Monday will be even quieter because New Zealand celebrates Waitangi Day, commemorating the signing of the country’s founding document. FX markets should be moribund until Wednesday. That’s when Fed Chair, Janet Yellen emerges from hibernation and gives her Semiannual Monetary Policy Report to Congress.

Data wise, all the top tier stuff gets released on Friday including Eurozone GDP and US Retail Sales.

The week that was

It was a tumultuous week although that wasn’t very evident at the start of the week.
Monday’s expected fireworks from the release of the China PMI data (as forecast) failed to materialize forcing Asia traders into a futile search for inspiration elsewhere. The same held true in Europe, although GBPUSD was in demand early due to modestly strong data but couldn’t hold onto the gains. It changed in New York. A steady slide in oil prices and a doveish sounding speech by Fed vice chair Fischer had the dollar on the defensive throughout the day and made GBPUSD the best performing G-10 currency.
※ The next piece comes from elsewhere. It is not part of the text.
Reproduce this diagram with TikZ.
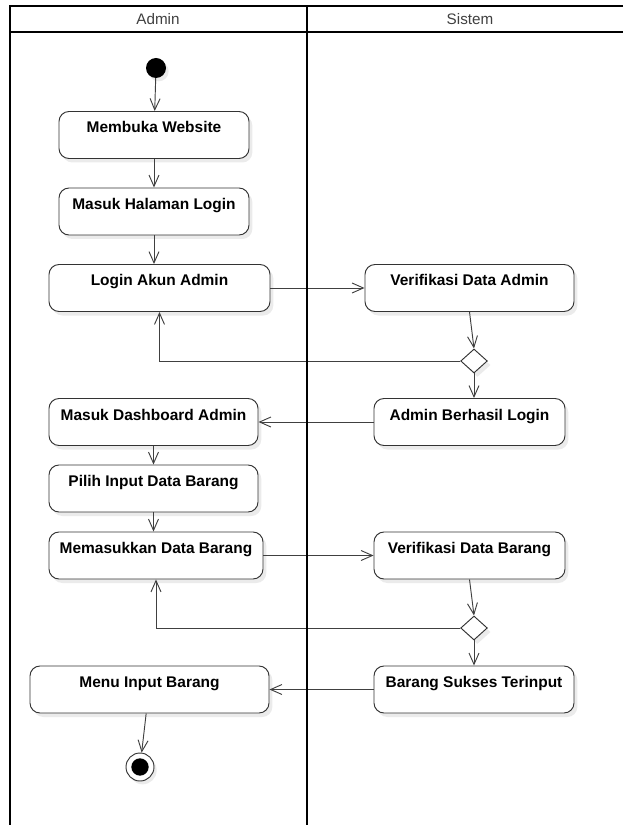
\documentclass[tikz,border=0pt]{standalone}
\usepackage{fontspec}
\setmainfont{Liberation Sans}
\usetikzlibrary{shapes.geometric,arrows.meta,shadows}
\begin{document}
\begin{tikzpicture}[x=0.03cm,y=-0.03cm,
	act/.style={draw=black!80,line width=0.8pt,rounded corners=0.3cm,fill=white,font=\fontsize{13.2}{15}\selectfont\bfseries,text height=0.345cm,text depth=0.465cm,inner ysep=0.3cm,inner xsep=0pt,drop shadow={shadow xshift=0.1cm,shadow yshift=-0.12cm,fill=black!8,opacity=1}},
	dec/.style={diamond,draw=black!80,line width=0.8pt,fill=white,minimum width=0.8cm,minimum height=0.72cm,inner sep=0pt,drop shadow={shadow xshift=0.1cm,shadow yshift=-0.12cm,fill=black!8,opacity=1}},
	flow/.style={draw=black!75,line width=0.8pt,-{Straight Barb[length=0.34cm,width=0.3cm]}},
	lane/.style={font=\fontsize{13}{15}\selectfont,text=black!75}]
		\useasboundingbox (0,0) rectangle (623,825);
		\draw[line width=1.8pt](623,6)--(10,6)--(10,825);
		\draw[line width=1.2pt](10,32)--(623,32);
		\node[lane] (hAdmin) at (158,19) {Admin};
		\node[lane] (hSistem) at (470,19) {Sistem};
		\node[circle,fill=black,minimum size=0.6cm,inner sep=0pt,drop shadow={shadow xshift=0.08cm,shadow yshift=-0.1cm,fill=black!8,opacity=1}] (start) at (156,68) {};
		\node[act,minimum width=5.7cm] (buka) at (154,135) {Membuka Website};
		\node[act,minimum width=5.7cm] (halLogin) at (154,211.5) {Masuk Halaman Login};
		\node[act,minimum width=6.63cm] (login) at (159.5,288) {Login Akun Admin};
		\node[act,minimum width=6.27cm] (verAdmin) at (469.5,288) {Verifikasi Data Admin};
		\node[dec] (dec1) at (474,361) {};
		\node[act,minimum width=5.73cm] (berhasil) at (469.5,422) {Admin Berhasil Login};
		\node[act,minimum width=6.27cm] (dash) at (153.5,422) {Masuk Dashboard Admin};
		\node[act,minimum width=6.27cm] (pilih) at (153.5,488.5) {Pilih Input Data Barang};
		\node[act,minimum width=6.42cm] (masuk) at (156,555.5) {Memasukkan Data Barang};
		\node[act,minimum width=5.73cm] (verBarang) at (469.5,555.5) {Verifikasi Data Barang};
		\node[dec] (dec2) at (474,628) {};
		\node[act,minimum width=6cm] (sukses) at (474,689.5) {Barang Sukses Terinput};
		\node[act,minimum width=7.17cm] (menu) at (149.5,689.5) {Menu Input Barang};
		\node[circle,draw=black!80,line width=0.8pt,fill=white,minimum size=0.84cm,inner sep=0pt,drop shadow={shadow xshift=0.08cm,shadow yshift=-0.1cm,fill=black!8,opacity=1}] (end) at (140,767) {};
		\fill (end.center) circle (0.26cm);
		\draw[flow](start)--(buka);
		\draw[flow](buka)--(halLogin);
		\draw[flow](halLogin.south)--(halLogin.south|-login.north);
		\draw[flow](login)--(verAdmin);
		\draw[flow](verAdmin.south)--(dec1.north);
		\draw[flow](dec1.west)-|(login.south);
		\draw[flow](dec1.south)--(dec1.south|-berhasil.north);
		\draw[flow](berhasil)--(dash);
		\draw[flow](dash)--(pilih);
		\draw[flow](pilih.south)--(pilih.south|-masuk.north);
		\draw[flow](masuk)--(verBarang);
		\draw[flow](verBarang.south)--(dec2.north);
		\draw[flow](dec2.west)-|(masuk.south);
		\draw[flow](dec2)--(sukses);
		\draw[flow](sukses)--(menu);
		\draw[flow]([xshift=-0.1cm]menu.south)--(end);
		\draw[line width=2.2pt](307,6)--(307,825);
	    \end{tikzpicture}
\end{document}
Tuesday, Asia saw a continuation of the dollar selling seen earlier in New York. The Reserve Bank of Australia left interest rates unchanged and delivered a relatively optimistic statement but that wasn’t enough to stem the tide of risk aversion sentiment. A spate of global PMIs were a tad on the soft side which undermined sentiment as did ongoing oil price slippage. The oil slide continued in New York resulting in the commodity currencies being the biggest losers against the US dollar in G-10 currencies. US equity indices were in the red and fixed income yields dropped. The risk aversion sentiment helped USDJPY break support in the 120.30 area.

Wednesday’s Asia session took the risk aversion hand-off from New York but it didn’t last. The Reserve Bank of New Zealand governor, Graeme Wheeler gave a hawkish sounding speech and the bounce in Kiwi helped shift the sentiment to a more positive outlook.

Meanwhile, the Bank of Japan’s Kuroda said that it is possible to cut negative rates further which failed to have an impact on USDJPY. Oil bounced off the lows in early European trading and put downward pressure on the US dollar. The downward dollar pressure exploded into a panic during the New York Day spurred by a weak ISM services PMI report. Adding fuel to the fire was New York Fed president Dudley. In an interview, he said that conditions had tightened since December. Traders concluded that all future US rate hikes were in doubt and the US dollar tanked.

Thursday’s Asia session was far calmer than the New York session that preceded it and the G-10 currencies (except USDJPY) traded in fairly narrow ranges. BoJ president Kuroda’s testimony to the Diet was dovish, but nothing new. The calm in Asia preceded a storm in Europe. Despite Mario Draghi reminding markets of his dovish intentions, he was ignored. The US dollar continued to be sold throughout the New York day, undermined by falling bond yields and weak economic data. The weak US dollar had an added benefit as it helped WTI prices rise.

The week ended with Friday’s US employment report and it rise in the hourly earnings component forcing traders to re-evaluate their dovish FOMC beliefs.